Oleh: Cindi Nur Ghaitsa
Tingkat korupsi di Indonesia masih tergolong tinggi berdasarkan data dari Transparency International pada tahun 2023, Indonesia berada diurutan ke-115 dari 180 negara dengan IPK 34. Korupsi adalah tindakan yang sangat merugikan yang bisa menghambat pembangunan dan kesejahteraan bangsa yang disebabkan oleh kepentingan pribadi dari oknum pejabat.
Korupsi memiliki dampak negatif yang besar bagi masyarakat, secara ekonomi terjadi penyimpangan dana yang seharusnya digunakan untuk membangun infrastruktur, kesehatan, pendidikan dan pelayanan publik lainya. Tingkat kepercayaan publik kepada pemerintah juga berkurang karena tindakan ini, apalagi koruptor sering kali diberikan hukuman yang ringan.
Korupsi menjadi persoalan yang sulit ditangani oleh pemerintahan  Indonesia bahkan sampai sekarang, salah satu faktor yang menyebabkan korupsi masih banyak terjadi adalah hukuman yang diberikan kepada koruptor seringkali ringan.

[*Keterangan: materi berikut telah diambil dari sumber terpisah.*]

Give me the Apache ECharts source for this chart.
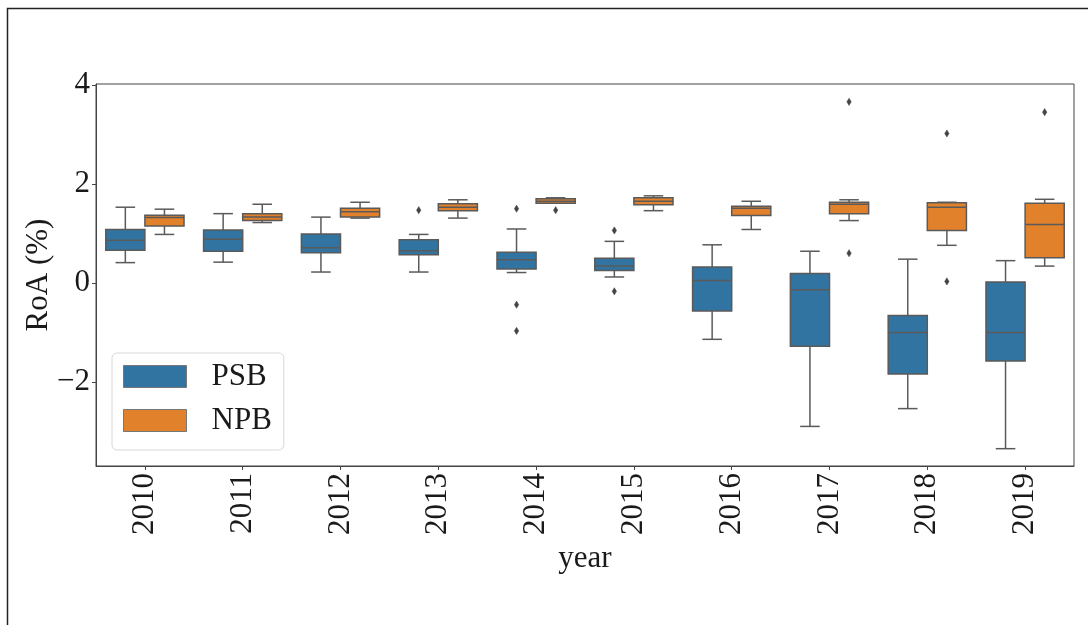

 Salah satu contoh kasus yang terjadi baru-baru ini adalah tersangka kasus korupsi tata niaga komoditas timah di wilayah izin usaha pertambangan (IUP) PT Timah Tbk periode 2015-2022 yaitu Harvey Moeis. Ia melanggar pasal 2 ayat (1) juncto Pasal 18 UU TIpikor, junto Pasal 55 ayat (1) ke-1 Kitab Undang-Undang Hukum Pidana (KUHP), serta Pasal 3 UU No. 8 Tahun 2010 tentang Pencegahan dan Pemberantasan TPPU juncto Pasal 55 ayat (1) ke-1 KUHP yang hanya dijatuhi hukuman 6,5 tahun penjara dan denda Rp 1 miliar, padahal indonesia mengalami kerugian sebanyak Rp 300 triliun namun, hukuman yang diterima sangat ringan.
Menurut Undang - Undang No 20 Tahun 2001 yang merupakan perubahan dari Undang - Undang No 31 1999, Pasal 2 dan 3 menjelaskan bahwa suatu korupsi yang dapat merugikan keuangan negara atau perekonomian negara, dipidana dengan penjara seumur hidup atau pidana paling singkat 4 tahun dan denda paling sedikit Rp 200 juta dan paling banyak Rp 1 milyar rupiah. Ada juga Putusan MK Nomor 25/PUU-XIV/2016 yang mengatur bahwa dalam kasus korupsi (buka suap dan gratifikasi), kerugian negara atau kerugian ekonomi harus bersifat nyata, bukan potensi.
Nyatanya koruptor yang  menyebabkan kerugian 300 triliun hanya dijatuhi hukuman 6,5 tahun saja, berbeda dengan negara maju seperti China yang menjatuhi hukuman mati terhadap Li Jianping yang melakukan korupsi senilai Rp 6,8 triliun, sedangkan di indonesia koruptor hampir tidak pernah dijatuhi hukuman mati. Ini membuktikan hukuman di Indonesia sangat ringan dan tidak membuat pelaku korupsi jera.
Melihat banyak nya tindakan korupsi di Indonesia, pemerintah telah mengeluarkan Peraturan Presiden Republik Indonesia nomor 55 tahun 2012 tentang strategi nasional pencegahan dan pemberantasan korupsi jangka panjang tahun 2012-2025. Maka adanya pendidikan anti korupsi. Perilaku anti korupsi ini bertujuan untuk meningkatkan usaha pencegahan dan pemberantasan tindak pidana korupsi, dalam membangun budaya ini masyarakat tentunya mengambil peran besar dan ikut membangun budaya anti korupsi ini.
Menurut Badan Anti Korupsi (BPS) indeks perilaku anti korupsi pada tahun 2024 sebesar 3,85 pada skala 0 sampai 5. Angka ini lebih rendah dibandingkan 2023 yang mencapai 3,92.